We can see that the force depends on x. Now to find the value of x where the force is maximum or minimum differentiate it with respect to x and equate to zero.
$\Rightarrow \dfrac{d}{dx}\left( {{F}_{net}} \right)=\dfrac{d}{dx}\left[ \dfrac{2K{{q}^{2}}x}{{{\left( {{x}^{2}}+{{\left( \dfrac{d}{2} \right)}^{2}} \right)}^{\dfrac{3}{2}}}} \right]=0$
On simplifying we get,
$\Rightarrow \dfrac{d}{dx}\left[ \dfrac{2K{{q}^{2}}x}{{{\left( {{x}^{2}}+{{\left( \dfrac{d}{2} \right)}^{2}} \right)}^{\dfrac{3}{2}}}} \right]=\dfrac{2K{{q}^{2}}{{\left( {{x}^{2}}+{{\left( \dfrac{d}{2} \right)}^{2}} \right)}^{\dfrac{3}{2}}}-2K{{q}^{2}}x\left( \dfrac{3}{2}{{\left( {{x}^{2}}+{{\left( \dfrac{d}{2} \right)}^{2}} \right)}^{\dfrac{1}{2}}}.\left( 2x \right) \right)}{{{\left( {{x}^{2}}+{{\left( \dfrac{d}{2} \right)}^{2}} \right)}^{3}}}=0$
$\Rightarrow {{\left( {{x}^{2}}+{{\left( \dfrac{d}{2} \right)}^{2}} \right)}^{\dfrac{3}{2}}}-3{{x}^{2}}{{\left( {{x}^{2}}+{{\left( \dfrac{d}{2} \right)}^{2}} \right)}^{\dfrac{1}{2}}}=0$
$\Rightarrow {{\left( {{x}^{2}}+{{\left( \dfrac{d}{2} \right)}^{2}} \right)}^{\dfrac{1}{2}}}\left( {{x}^{2}}+{{\left( \dfrac{d}{2} \right)}^{2}}-3{{x}^{2}} \right)=0$

But ${{\left( {{x}^{2}}+{{\left( \dfrac{d}{2} \right)}^{2}} \right)}^{\dfrac{1}{2}}}$ is a positive value. Therefore,
$\Rightarrow \left( {{x}^{2}}+{{\left( \dfrac{d}{2} \right)}^{2}}-3{{x}^{2}} \right)=0$
$\Rightarrow 2{{x}^{2}}-{{\left( \dfrac{d}{2} \right)}^{2}}=0$
$\Rightarrow 2{{x}^{2}}={{\left( \dfrac{d}{2} \right)}^{2}}$
$\Rightarrow {{x}^{2}}=\dfrac{1}{2}{{\left( \dfrac{d}{2} \right)}^{2}}$
$\therefore x=\pm \dfrac{1}{\sqrt{2}}\left( \dfrac{d}{2} \right)$
But x is a distance and distance is always positive. Hence, $x=-\dfrac{1}{\sqrt{2}}\left( \dfrac{d}{2} \right)$ is discarded. This means that $x=\dfrac{d}{2\sqrt{2}}$. We can understand that the net force on the charge at $x=0$ is zero. This means that as the value of x increases the force also increases because at $x=\dfrac{d}{2\sqrt{2}}$, the force is greater than zero. Therefore, we can say that at $x=\dfrac{d}{2\sqrt{2}}$ the force is maximum.

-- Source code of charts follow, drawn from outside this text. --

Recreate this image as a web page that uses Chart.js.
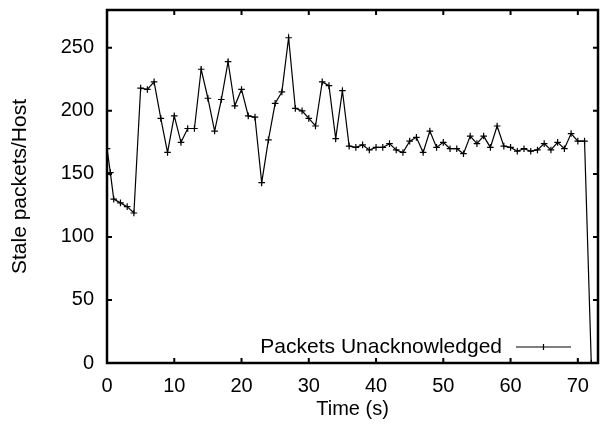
<!DOCTYPE html>
<html>
<head>
<meta charset="utf-8">
<script src="https://cdn.jsdelivr.net/npm/chart.js@4"></script>
<style>
    html, body { margin: 0; padding: 0; background: #fff; }
    #wrap { width: 605px; height: 429px; }
</style>
</head>
<body>
<div id="wrap"><canvas id="staleChart" width="605" height="429"></canvas></div>
<script>
// Values
const times = [0, 0.5, 1, 2, 3, 4, 5, 6, 7, 8, 9, 10, 11, 12, 13, 14, 15, 16, 17, 18, 19, 20,
    21, 22, 23, 24, 25, 26, 27, 28, 29, 30, 31, 32, 33, 34, 35, 36, 37, 38, 39, 40,
    41, 42, 43, 44, 45, 46, 47, 48, 49, 50, 51, 52, 53, 54, 55, 56, 57, 58, 59, 60,
    61, 62, 63, 64, 65, 66, 67, 68, 69, 70, 71, 72];
const unacked = [170, 151, 130, 127, 124, 119, 218, 217, 223, 194, 167, 196, 175, 186, 186, 233, 210, 184, 209, 239, 204, 217,
    196, 195, 143, 177, 206, 215, 258, 202, 200, 194, 188, 223, 220, 178, 216, 172, 171, 173, 169, 171,
    171, 174, 169, 167, 176, 179, 167, 184, 171, 175, 170, 170, 166, 180, 174, 180, 171, 188, 172, 171,
    168, 170, 168, 169, 174, 169, 175, 170, 182, 176, 176, 0];
const xTicks = [0, 10, 20, 30, 40, 50, 60, 70];
const yTicks = [0, 50, 100, 150, 200, 250];

const FONT = '"Liberation Sans", Arial, Helvetica, sans-serif';

// gnuplot-ish frame: full border + inward ticks on all four sides
const framePlugin = {
    id: 'frame',
    afterDraw(chart) {
        const ctx = chart.ctx;
        const a = chart.chartArea;
        const xs = chart.scales.x;
        const ys = chart.scales.y;
        const len = 5;
        ctx.save();
        ctx.strokeStyle = '#000';
        ctx.lineWidth = 2;
        ctx.beginPath();
        xs.ticks.forEach(t => {
            const px = xs.getPixelForValue(t.value);
            ctx.moveTo(px, a.bottom); ctx.lineTo(px, a.bottom - len);
            ctx.moveTo(px, a.top); ctx.lineTo(px, a.top + len);
        });
        ys.ticks.forEach(t => {
            const py = ys.getPixelForValue(t.value);
            ctx.moveTo(a.left, py); ctx.lineTo(a.left + len, py);
            ctx.moveTo(a.right, py); ctx.lineTo(a.right - len, py);
        });
        ctx.stroke();
        ctx.lineWidth = 2.5;
        ctx.strokeRect(a.left, a.top, a.right - a.left, a.bottom - a.top);

        // legend, bottom right inside the plot
        const ds = chart.data.datasets[0];
        const ly = a.bottom - 16;
        const lineEnd = a.right - 27;
        const lineStart = a.right - 82;
        ctx.font = '21px ' + FONT;
        ctx.fillStyle = '#000';
        ctx.textAlign = 'right';
        ctx.textBaseline = 'middle';
        ctx.fillText(ds.label, a.right - 96, ly);
        ctx.lineWidth = 1.2;
        ctx.beginPath();
        ctx.moveTo(lineStart, ly); ctx.lineTo(lineEnd, ly);
        const mx = (lineStart + lineEnd) / 2;
        ctx.moveTo(mx - 3, ly); ctx.lineTo(mx + 3, ly);
        ctx.moveTo(mx, ly - 3); ctx.lineTo(mx, ly + 3);
        ctx.stroke();
        ctx.restore();
    }
};

new Chart(document.getElementById('staleChart'), {
    type: 'line',
    data: {
        datasets: [{
            label: 'Packets Unacknowledged',
            data: times.map((t, i) => ({ x: t, y: unacked[i] })),
            borderColor: '#000',
            borderWidth: 1.2,
            pointStyle: 'cross',
            pointRadius: 3.3,
            pointBorderColor: '#000',
            pointBorderWidth: 1.2,
            tension: 0,
            fill: false
        }]
    },
    options: {
        responsive: false,
        animation: false,
        layout: { padding: { top: 10, right: 7, left: 0, bottom: 0 } },
        plugins: {
            legend: { display: false },
            tooltip: { enabled: false }
        },
        scales: {
            x: {
                type: 'linear',
                min: 0,
                max: 73,
                afterBuildTicks: s => { s.ticks = xTicks.map(v => ({ value: v })); },
                afterFit: s => { s.height = 66; s.paddingLeft = 0; s.paddingRight = 0; },
                grid: { display: false, drawTicks: false },
                border: { display: false },
                ticks: { color: '#000', padding: 11, maxRotation: 0, font: { family: FONT, size: 20 } },
                title: { display: true, text: 'Time (s)', color: '#000', padding: { top: 0, bottom: 8 }, font: { family: FONT, size: 20 } }
            },
            y: {
                min: 0,
                max: 280,
                afterBuildTicks: s => { s.ticks = yTicks.map(v => ({ value: v })); },
                afterFit: s => { s.width = 107; s.paddingTop = 0; s.paddingBottom = 0; },
                grid: { display: false, drawTicks: false },
                border: { display: false },
                ticks: { color: '#000', padding: 13, font: { family: FONT, size: 20 } },
                title: { display: true, text: 'Stale packets/Host', color: '#000', padding: { top: 8, bottom: 0 }, font: { family: FONT, size: 21 } }
            }
        }
    },
    plugins: [framePlugin]
});
</script>
</body>
</html>
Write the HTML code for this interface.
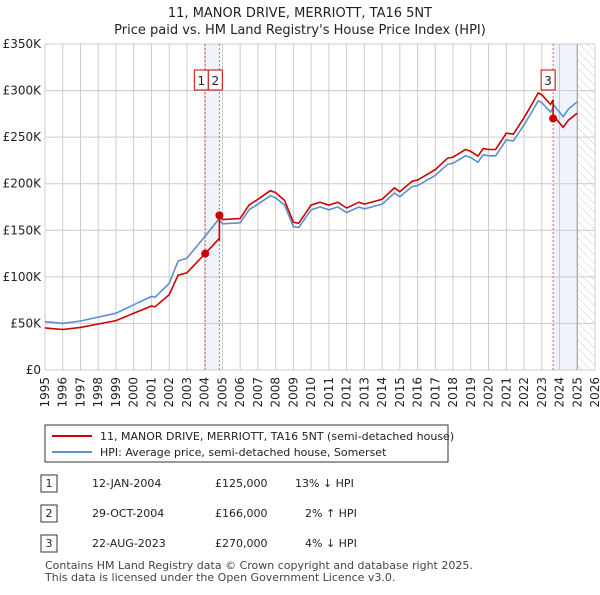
<!DOCTYPE html>
<html><head><meta charset="utf-8"><style>
body{margin:0;background:#fff;font-family:"Liberation Sans","DejaVu Sans",sans-serif;}
svg text{font-family:"DejaVu Sans","Liberation Sans",sans-serif;}
</style></head><body>
<svg id="c" width="600" height="590" viewBox="0 0 600 590" xmlns="http://www.w3.org/2000/svg">
<defs><pattern id="hatch" width="6" height="6" patternUnits="userSpaceOnUse" patternTransform="rotate(-45)"><line x1="0" y1="0" x2="0" y2="6" stroke="#ccc" stroke-width="1"/></pattern></defs>
<text x="300" y="17" text-anchor="middle" font-size="13" fill="#222">11, MANOR DRIVE, MERRIOTT, TA16 5NT</text>
<text x="300" y="34" text-anchor="middle" font-size="13" fill="#222">Price paid vs. HM Land Registry's House Price Index (HPI)</text>
<g id="plot"></g>
<g>
<rect x="45" y="425" width="403" height="37" fill="#fff" stroke="#333" stroke-width="1"/>
<line x1="52" y1="436" x2="92" y2="436" stroke="#cc0000" stroke-width="2"/>
<text x="100" y="440" font-size="11" fill="#222">11, MANOR DRIVE, MERRIOTT, TA16 5NT (semi-detached house)</text>
<line x1="52" y1="452" x2="92" y2="452" stroke="#5b8fd0" stroke-width="2"/>
<text x="100" y="456" font-size="11" fill="#222">HPI: Average price, semi-detached house, Somerset</text>
</g>
<g font-size="11" fill="#222">
<rect x="41" y="475" width="16" height="17" fill="#fff" stroke="#333"/><text x="49" y="487" text-anchor="middle">1</text>
<text x="92" y="487">12-JAN-2004</text><text x="215" y="487">£125,000</text><text x="295" y="487">13% ↓ HPI</text>
<rect x="41" y="505" width="16" height="17" fill="#fff" stroke="#333"/><text x="49" y="517" text-anchor="middle">2</text>
<text x="92" y="517">29-OCT-2004</text><text x="215" y="517">£166,000</text><text x="305" y="517">2% ↑ HPI</text>
<rect x="41" y="535" width="16" height="17" fill="#fff" stroke="#333"/><text x="49" y="547" text-anchor="middle">3</text>
<text x="92" y="547">22-AUG-2023</text><text x="215" y="547">£270,000</text><text x="305" y="547">4% ↓ HPI</text>
</g>
<text x="45" y="569" font-size="11" fill="#444">Contains HM Land Registry data © Crown copyright and database right 2025.</text>
<text x="45" y="581" font-size="11" fill="#444">This data is licensed under the Open Government Licence v3.0.</text>
</svg>
<script>
const hpiYears=[1995,1996,1997,1998,1999,2000,2001,2001.2,2002,2002.5,2003,2004,2004.8,2005,2006,2006.5,2007,2007.7,2008,2008.5,2009,2009.3,2009.6,2010,2010.5,2011,2011.5,2012,2012.7,2013,2014,2014.7,2015,2015.7,2016,2017,2017.7,2018,2018.7,2019,2019.4,2019.7,2020,2020.4,2021,2021.4,2022,2022.5,2022.8,2023,2023.5,2023.7,2024.2,2024.5,2025];
const hpiValues=[52000,50000,52600,56800,61000,70000,79000,78000,93000,117000,120000,143000,162000,157000,158000,172000,178000,187000,185000,177000,154000,153000,161000,172000,175000,172000,175000,169000,175000,173000,178000,190000,186000,197000,198000,209000,221000,222000,230000,228000,223000,231000,230000,230000,247000,246000,263000,279000,289000,287000,277000,284000,272000,280000,288000];
const saleYears=[2004.03,2004.83,2023.64];
const salePrices=[125000,166000,270000];
const saleLabels=["1","2","3"];
const yTicks=[0,50000,100000,150000,200000,250000,300000,350000];
const yTickLabels=["£0","£50K","£100K","£150K","£200K","£250K","£300K","£350K"];
const xTicks=[];for(let y=1995;y<=2026;y++)xTicks.push(y);
const L=45,R=595,T=44,B=370,X0=1995,X1=2026,YMAX=350000,HATCH=2025;
const sx=v=>L+(v-X0)/(X1-X0)*(R-L), sy=v=>B-v/YMAX*(B-T);
const NS="http://www.w3.org/2000/svg", g=document.getElementById('plot');
function mk(t,a,p){const e=document.createElementNS(NS,t);for(const k in a)e.setAttribute(k,a[k]);(p||g).appendChild(e);return e;}
function hpiAt(t){if(t<=hpiYears[0])return hpiValues[0];for(let i=1;i<hpiYears.length;i++){if(t<=hpiYears[i]){const f=(t-hpiYears[i-1])/(hpiYears[i]-hpiYears[i-1]);return hpiValues[i-1]+f*(hpiValues[i]-hpiValues[i-1]);}}return hpiValues[hpiValues.length-1];}
let e=mk('rect',{x:sx(saleYears[0]),y:T,width:sx(saleYears[1])-sx(saleYears[0]),height:B-T,fill:'#eef3fc'});


e=mk('rect',{x:sx(saleYears[2]),y:T,width:sx(HATCH)-sx(saleYears[2]),height:B-T,fill:'#eef3fc'});


e=mk('rect',{x:sx(HATCH),y:T,width:R-sx(HATCH),height:B-T,fill:'url(#hatch)'});


yTicks.forEach((v,i)=>{mk('line',{x1:L,x2:R,y1:sy(v),y2:sy(v),stroke:'#ccc','stroke-width':1});
 const t=mk('text',{x:L-4,y:sy(v)+4,'text-anchor':'end','font-size':12,fill:'#222'});t.textContent=yTickLabels[i];
 
 });
xTicks.forEach(v=>{mk('line',{x1:sx(v),x2:sx(v),y1:T,y2:B,stroke:'#ccc','stroke-width':1});
 const px=sx(v)+4, py=B+7;
 const t=mk('text',{x:px,y:py,'text-anchor':'end','font-size':12,fill:'#222',transform:'rotate(-90 '+px+' '+py+')'});t.textContent=v;
 
 });
mk('line',{x1:sx(HATCH),x2:sx(HATCH),y1:T,y2:B,stroke:'#999','stroke-width':1});
saleYears.forEach(v=>{mk('line',{x1:sx(v),x2:sx(v),y1:T,y2:B,stroke:'#e06060','stroke-width':1,'stroke-dasharray':'2,2'});});
let d=hpiYears.map((y,i)=>(i?'L':'M')+sx(y).toFixed(1)+','+sy(hpiValues[i]).toFixed(1)).join('');
e=mk('path',{d:d,fill:'none',stroke:'#5b8fd0','stroke-width':1.6});


const ratios=salePrices.map((p,i)=>p/hpiAt(saleYears[i]));
const pts=[];
hpiYears.forEach((y,i)=>{let r=y<saleYears[1]?ratios[0]:(y<saleYears[2]?ratios[1]:ratios[2]);pts.push([y,hpiValues[i]*r]);});
saleYears.forEach((y,i)=>{const prev=i?ratios[i-1]:ratios[0];pts.push([y-0.0001,hpiAt(y)*prev]);pts.push([y,salePrices[i]]);});
pts.sort((a,b)=>a[0]-b[0]);
d=pts.map((p,i)=>(i?'L':'M')+sx(p[0]).toFixed(1)+','+sy(p[1]).toFixed(1)).join('');
e=mk('path',{d:d,fill:'none',stroke:'#cc0000','stroke-width':1.6});


const mid=(sx(saleYears[0])+sx(saleYears[1]))/2;
const boxX=[mid-18,mid-4,sx(saleYears[2])-12];
saleYears.forEach((y,i)=>{const c=mk('circle',{cx:sx(y),cy:sy(salePrices[i]),r:4,fill:'#cc0000'});
 
 
 mk('rect',{x:boxX[i],y:70,width:14,height:20,fill:'#fff',stroke:'#cc0000','stroke-width':1});
 const t=mk('text',{x:boxX[i]+7,y:85,'text-anchor':'middle','font-size':12,fill:'#222'});t.textContent=saleLabels[i];
 
 });
</script>
</body></html>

Hence, the correct option is C.

Note: The derivative of a function with respect to the variable on which it depends is the tangent to the curve at that point.The function can have a maximum or minimum when the tangent to the curve that point is zero. Note that we cannot tell whether the function is maximum or minimum if the derivative is zero because it can be any one of the two. For further confirmation, the second derivative is found. If the second derivative is negative, the function is at its maxima and if the second derivative is positive, the function is at its minima.
In this question, we could tell that the value was maximum because we knew that at $x=0$ the force was zero and it increased as x increased.